The question is...
Should I change and respond accordingly to what the current demands are...
Or should I carve my own destiny amongst the many people who choose the practical and comfortable life?
It's not that I'm rebelling. I have dreams and they're very specific. I know how a lot of people would say go fight and run towards your ambitions. But I know some would say be smart, be practical and you'll get ahead.
To me, as both have their rewards, both also have their downers. You could be rewarded financially with the practical job but emotionally and personally, you're not fullfilled. You have the money but you really don't have the time to enjoy. Or maybe you do... you could save up for that very expensive bag or that Euro trip you badly wanted since you were a teenager... but your job - makes you lonely.
Or, you could have chased your dream, you could say that you are enjoying your life, but then there are some things you can't do/taste/experience bec. you don't have the money.
What weighs more?
Also, there is the question of the purpose of obstacles. It can be interpreted in many ways but to me before, if it gets harder, maybe He doesn't want to give it to you and that was not the destiny meant for you.

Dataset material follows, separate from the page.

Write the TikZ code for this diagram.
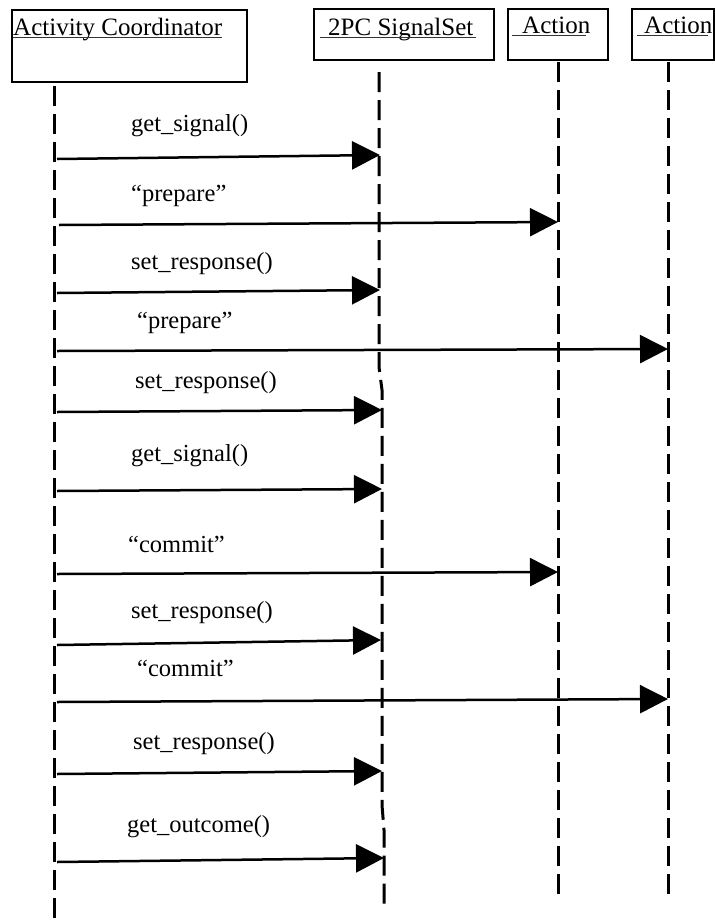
\documentclass[tikz,border=0pt]{standalone}
\usepackage{fontspec}
\setmainfont{Liberation Serif}
\usetikzlibrary{arrows.meta}
\begin{document}
\begin{tikzpicture}[x=1pt,y=-1pt,
  objbox/.style={draw,line width=1.5pt},
  headtext/.style={font=\fontsize{25}{28}\selectfont,anchor=base west,inner sep=0pt},
  ulinestyle/.style={line width=0.9pt,black!80},
  lifeline/.style={line width=3pt,dash pattern=on 20pt off 8pt},
  msg/.style={line width=2.5pt,-{Triangle[length=28pt,width=28pt]}},
  msglabel/.style={font=\fontsize{24.5}{28}\selectfont,anchor=base west,inner sep=0pt}]
\useasboundingbox (0,0) rectangle (715,924);
% object boxes
\draw[objbox] (12,10) rectangle (247,82) coordinate (b1);
\draw[objbox] (314,9) rectangle (494,60);
\draw[objbox] (508,9) rectangle (608,60);
\draw[objbox] (632,9) rectangle (714,60);
% header texts
\node[headtext] (h1) at (13,35) {Activity Coordinator};
\draw[ulinestyle] (13,37.5) -- (222,37.5);
\node[headtext] (h2) at (328,35) {2PC SignalSet};
\draw[ulinestyle] (320,37.5) -- (476,37.5);
\node[headtext] (h3) at (522,33) {Action};
\draw[ulinestyle] (512,35.5) -- (586,35.5);
\node[headtext] (h4) at (644,33) {Action};
\draw[ulinestyle] (637,35.5) -- (708,35.5);
% lifelines
\coordinate (l1top) at (54,86); \coordinate (l1bot) at (54,924);
\coordinate (l2top) at (379,72); \coordinate (l2bot) at (384,910);
\coordinate (l3top) at (558,62); \coordinate (l3bot) at (558,901);
\coordinate (l4top) at (668,62); \coordinate (l4bot) at (668,901);
\draw[lifeline] (l1top) -- (l1bot);
\draw[lifeline] (l2top) -- (379,367) -- (382,390) -- (382,805) -- (384,830) -- (l2bot);
\draw[lifeline] (l3top) -- (l3bot);
\draw[lifeline] (l4top) -- (l4bot);
% messages
\coordinate (m1s) at (57,159);  \coordinate (m1e) at (380,155);
\coordinate (m2s) at (59,225);  \coordinate (m2e) at (558,222);
\coordinate (m3s) at (57,293);  \coordinate (m3e) at (380,290);
\coordinate (m4s) at (57,351);  \coordinate (m4e) at (668,349);
\coordinate (m5s) at (57,412);  \coordinate (m5e) at (382,410);
\coordinate (m6s) at (57,491);  \coordinate (m6e) at (382,489);
\coordinate (m7s) at (57,574);  \coordinate (m7e) at (558,572);
\coordinate (m8s) at (57,645);  \coordinate (m8e) at (381,640);
\coordinate (m9s) at (57,702);  \coordinate (m9e) at (668,699);
\coordinate (m10s) at (57,774); \coordinate (m10e) at (382,771);
\coordinate (m11s) at (57,862); \coordinate (m11e) at (384,858);
\foreach \i in {1,...,11}{\draw[msg] (m\i s) -- (m\i e);}
% labels
\node[msglabel] (t1) at (131,131) {get\_signal()};
\node[msglabel] (t2) at (131,201) {“prepare”};
\node[msglabel] (t3) at (131,269) {set\_response()};
\node[msglabel] (t4) at (137,328) {“prepare”};
\node[msglabel] (t5) at (135,388) {set\_response()};
\node[msglabel] (t6) at (131,461) {get\_signal()};
\node[msglabel] (t7) at (128,552) {“commit”};
\node[msglabel] (t8) at (131,618) {set\_response()};
\node[msglabel] (t9) at (137,676) {“commit”};
\node[msglabel] (t10) at (133,749) {set\_response()};
\node[msglabel] (t11) at (127,832) {get\_outcome()};
\end{tikzpicture}
\end{document}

But tonight, after thinking too much and pushing myself to have that sense of optimism, I remembered something I read in the bible that if you want it that badly, even if it's for you already, you have to show it. He will make you work hard for it. So maybe, the obstacles right now are not "wrong way" signs... maybe, these obstacles are the tests to prove how much I want "this" (this being the entirety of my dreams).
I'm not giving up. I may have taken a shot of hope right now, but I'm not going to lie, I'm having a hard time. It's very difficult financially, mentally, emotionally... It's draining, I can't sleep well.
And this day... BAD.
Hopefully, the coming days would give me new opportunities.